Фред усмехнулся, не сомневаясь в том, что хозяйка дома поняла: он имел в виду не только погоду. Он одним глотком осушил стакан и вынул из пластиковой сумки толстый конверт, предназначенный для Хоксквилл. Обратного адреса на нем не было. Хоксквилл поставила подпись в книге.
— Не самая подходящая погода для работы, — проговорила она.
— Ни дождь, ни морось, ни снег, — сказал Фред, — и сова, хоть и в перьях, продрогла.
— Не хотите ли задержаться на минутку? Камин растоплен.
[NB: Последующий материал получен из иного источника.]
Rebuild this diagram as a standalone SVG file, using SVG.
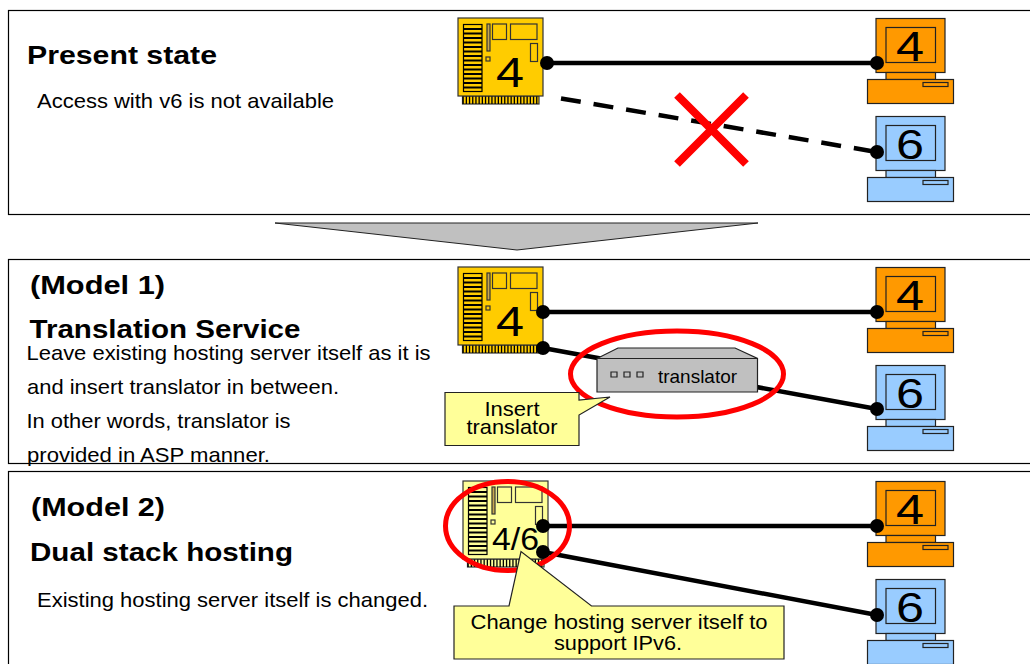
<svg xmlns="http://www.w3.org/2000/svg" width="1030" height="664" viewBox="0 0 1030 664">
<style>
text{font-family:"Liberation Sans",Arial,sans-serif;fill:#000}
.frame{fill:#fff;stroke:#000;stroke-width:1.200}
.h{font-size:25px;font-weight:bold}
.b{font-size:21px}
.num{font-size:43px}
.ln{fill:none;stroke:#000;stroke-width:4.500}
.ring{fill:none;stroke:#f00;stroke-width:5}
.call{fill:#ffff99;stroke:#222;stroke-width:1.200}
.ct{font-size:21px}
</style>
<defs>
<g id="server" stroke="#333" stroke-width="1.200">
<rect x="4.500" y="78" width="76.500" height="8"/>
<path d="M4.500 82H81" stroke="#000" stroke-width="8" stroke-dasharray="1.300 1.900" fill="none"/>
<rect x="0" y="0" width="85" height="78"/>
<rect x="5.500" y="6.500" width="18.500" height="67" stroke="#000"/>
<path d="M5.500 11h18.500M5.500 15.500h18.500M5.500 20h18.500M5.500 24.500h18.500M5.500 29h18.500M5.500 33.500h18.500M5.500 38h18.500M5.500 42.500h18.500M5.500 47h18.500M5.500 51.500h18.500M5.500 56h18.500M5.500 60.500h18.500M5.500 65h18.500M5.500 69.500h18.500" stroke="#000" stroke-width="2" fill="none"/>
<rect x="29" y="6" width="3" height="27" fill="#c8a850"/>
<rect x="34.500" y="6" width="14" height="15.500" fill="none"/>
<rect x="52.500" y="6" width="26.500" height="15.500" fill="none"/>
<rect x="72.500" y="25.500" width="7" height="18" fill="none"/>
<rect x="28" y="39" width="4" height="4" fill="none"/>
</g>
<g id="pc" stroke="#222" stroke-width="1.200">
<rect x="8.500" y="0" width="69" height="54"/>
<rect x="18.500" y="9" width="49.500" height="35" fill="none"/>
<rect x="18.500" y="54" width="49.500" height="7"/>
<rect x="0" y="61" width="86" height="24"/>
<rect x="55.500" y="64" width="25" height="4" fill="none"/>
</g>
<circle id="dot" r="7" fill="#000"/>
</defs>

<g id="panel-present">
<rect class="frame" x="8.500" y="10.500" width="1030" height="204"/>
<text class="h" x="27" y="63.500" textLength="190" lengthAdjust="spacingAndGlyphs">Present state</text>
<text class="b" x="37" y="108" textLength="297" lengthAdjust="spacingAndGlyphs">Access with v6 is not available</text>
</g>
<g id="arrow-down"><polygon points="275,223 758,223 517,250" fill="#c0c0c0" stroke="#222"/></g>
<g id="panel-model1">
<rect class="frame" x="8.500" y="259.500" width="1030" height="204"/>
<text class="h" x="30" y="294" textLength="135" lengthAdjust="spacingAndGlyphs">(Model 1)</text>
<text class="h" x="29.500" y="338" textLength="271" lengthAdjust="spacingAndGlyphs">Translation Service</text>
<text class="b" x="26.500" y="360" textLength="404" lengthAdjust="spacingAndGlyphs">Leave existing hosting server itself as it is</text>
<text class="b" x="27" y="394" textLength="312" lengthAdjust="spacingAndGlyphs">and insert translator in between.</text>
<text class="b" x="26.500" y="428" textLength="264" lengthAdjust="spacingAndGlyphs">In other words, translator is</text>
<text class="b" x="27" y="461.500" textLength="243" lengthAdjust="spacingAndGlyphs">provided in ASP manner.</text>
</g>
<g id="panel-model2">
<rect class="frame" x="8.500" y="471.500" width="1030" height="204"/>
<text class="h" x="31" y="516" textLength="134" lengthAdjust="spacingAndGlyphs">(Model 2)</text>
<text class="h" x="30" y="561" textLength="263" lengthAdjust="spacingAndGlyphs">Dual stack hosting</text>
<text class="b" x="37" y="607" textLength="391" lengthAdjust="spacingAndGlyphs">Existing hosting server itself is changed.</text>
</g>

<g id="connectors">
<line class="ln" x1="547" y1="63" x2="877" y2="63"/>
<path d="M561 98.500L877 152" fill="none" stroke="#000" stroke-width="4.500" stroke-dasharray="20 13"/>
<line class="ln" x1="543" y1="312" x2="877" y2="312"/>
<line class="ln" x1="543" y1="348" x2="877" y2="409"/>
<line class="ln" x1="543" y1="526" x2="877" y2="526"/>
<line class="ln" x1="543" y1="552" x2="877" y2="615"/>
</g>

<g id="server-present"><use href="#server" x="458" y="18" fill="#ffcc00"/><text class="num" x="496" y="87" textLength="28" lengthAdjust="spacingAndGlyphs">4</text><use href="#dot" x="547" y="63"/></g>
<g id="pc-present-4"><use href="#pc" x="867.500" y="18.500" fill="#ff9900"/><text class="num" x="896" y="61" textLength="28" lengthAdjust="spacingAndGlyphs">4</text><use href="#dot" x="877" y="63"/></g>
<g id="pc-present-6"><use href="#pc" x="867.500" y="116.500" fill="#99ccff"/><text class="num" x="896" y="159" textLength="28" lengthAdjust="spacingAndGlyphs">6</text><use href="#dot" x="877" y="152"/></g>
<g id="cross"><path d="M677 95L746 164M746 95L677 164" fill="none" stroke="#f00" stroke-width="8"/></g>

<g id="server-model1"><use href="#server" x="458" y="267" fill="#ffcc00"/><text class="num" x="496" y="336" textLength="28" lengthAdjust="spacingAndGlyphs">4</text><use href="#dot" x="543" y="348"/><use href="#dot" x="543" y="312"/></g>
<g id="pc-model1-4"><use href="#pc" x="867.500" y="267.500" fill="#ff9900"/><text class="num" x="896" y="310" textLength="28" lengthAdjust="spacingAndGlyphs">4</text><use href="#dot" x="877" y="312"/></g>
<g id="pc-model1-6"><use href="#pc" x="867.500" y="365.500" fill="#99ccff"/><text class="num" x="896" y="408" textLength="28" lengthAdjust="spacingAndGlyphs">6</text><use href="#dot" x="877" y="409"/></g>
<g id="translator">
<path d="M597 358.500L618 348H735L757.500 358.500V392H597Z" fill="#c0c0c0" stroke="#222" stroke-width="1.200"/>
<path d="M597 358.500H757.500" fill="none" stroke="#222" stroke-width="1.200"/>
<path d="M611 372h6v5h-6zM624 372h6v5h-6zM637 372h6v5h-6z" fill="none" stroke="#222" stroke-width="1.200"/>
<text x="658" y="383" font-size="18.500" textLength="79" lengthAdjust="spacingAndGlyphs">translator</text>
</g>
<g id="ring-translator"><ellipse class="ring" cx="677" cy="374" rx="106.500" ry="43"/></g>
<g id="callout-insert">
<path class="call" d="M445 392.500H579V400L610 397L579 415V445.500H445Z"/>
<text class="ct" x="484.500" y="416" textLength="55" lengthAdjust="spacingAndGlyphs">Insert</text>
<text class="ct" x="466.500" y="434" textLength="91" lengthAdjust="spacingAndGlyphs">translator</text>
</g>

<g id="server-model2"><use href="#server" x="463" y="481" fill="#ffff99"/><text x="492" y="550" font-size="31" textLength="47" lengthAdjust="spacingAndGlyphs">4/6</text><use href="#dot" x="543" y="526"/><use href="#dot" x="543" y="552"/></g>
<g id="pc-model2-4"><use href="#pc" x="867.500" y="481.500" fill="#ff9900"/><text class="num" x="896" y="524" textLength="28" lengthAdjust="spacingAndGlyphs">4</text><use href="#dot" x="877" y="526"/></g>
<g id="pc-model2-6"><use href="#pc" x="867.500" y="579.500" fill="#99ccff"/><text class="num" x="896" y="622" textLength="28" lengthAdjust="spacingAndGlyphs">6</text><use href="#dot" x="877" y="615"/></g>
<g id="ring-server"><ellipse class="ring" cx="507.500" cy="526" rx="62" ry="44.500"/></g>
<g id="callout-change">
<path class="call" d="M454 606H509L521 551.500L591.500 606H784V659H454Z"/>
<text class="ct" x="470.500" y="629" textLength="297" lengthAdjust="spacingAndGlyphs">Change hosting server itself to</text>
<text class="ct" x="554" y="650" textLength="128" lengthAdjust="spacingAndGlyphs">support IPv6.</text>
</g>
</svg>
— Если я задержусь на минутку, — Фред перенес тяжесть тела на правую ногу, — то я задержусь на час, и ничего хорошего из этого не выйдет, — заключил он, перенося тяжесть тела на левую ногу. Со шляпы его стекал ручеек. Фред выпрямился и с поклоном удалился.
Когда Фред работал, а такое с ним случалось нечасто, более добросовестного трудяги было не найти. Хоксквилл затворила за ним дверь (представляя его себе в виде темного челнока, который скреплял стежками мокрый от дождя город) и вернулась в гостиную.
В толстом конверте оказалась пачка крупных новеньких банкнот и короткая записка на бумаге с эмблемой «Клуба охотников и рыболовов с Шумного моста»: «Условленный гонорар по делу Р. А. Вы уже пришли к заключению?» Подпись отсутствовала.
Хоксквилл уронила записку на открытый том Бруно, который перед этим изучала, и по дороге к камину принялась подсчитывать свой внушительный и пока что не вполне заслуженный гонорар, но тут в ее сознании блеснула некая мысль. Хоксквилл подошла к столу, включила яркий свет и тщательно изучила заметку на полях книги, о которой она раздумывала до появления записки из Клуба.
Курсив, как известно, читается легко. Однако некоторые заглавные буквы, написанные размашисто, как бы в спешке, могли ввести в заблуждение. И вправду: при близком рассмотрении слова «возвращение Р. К.» превратились в «возвращение Р. А.».
22
Движение назад до бесконечности (лат.).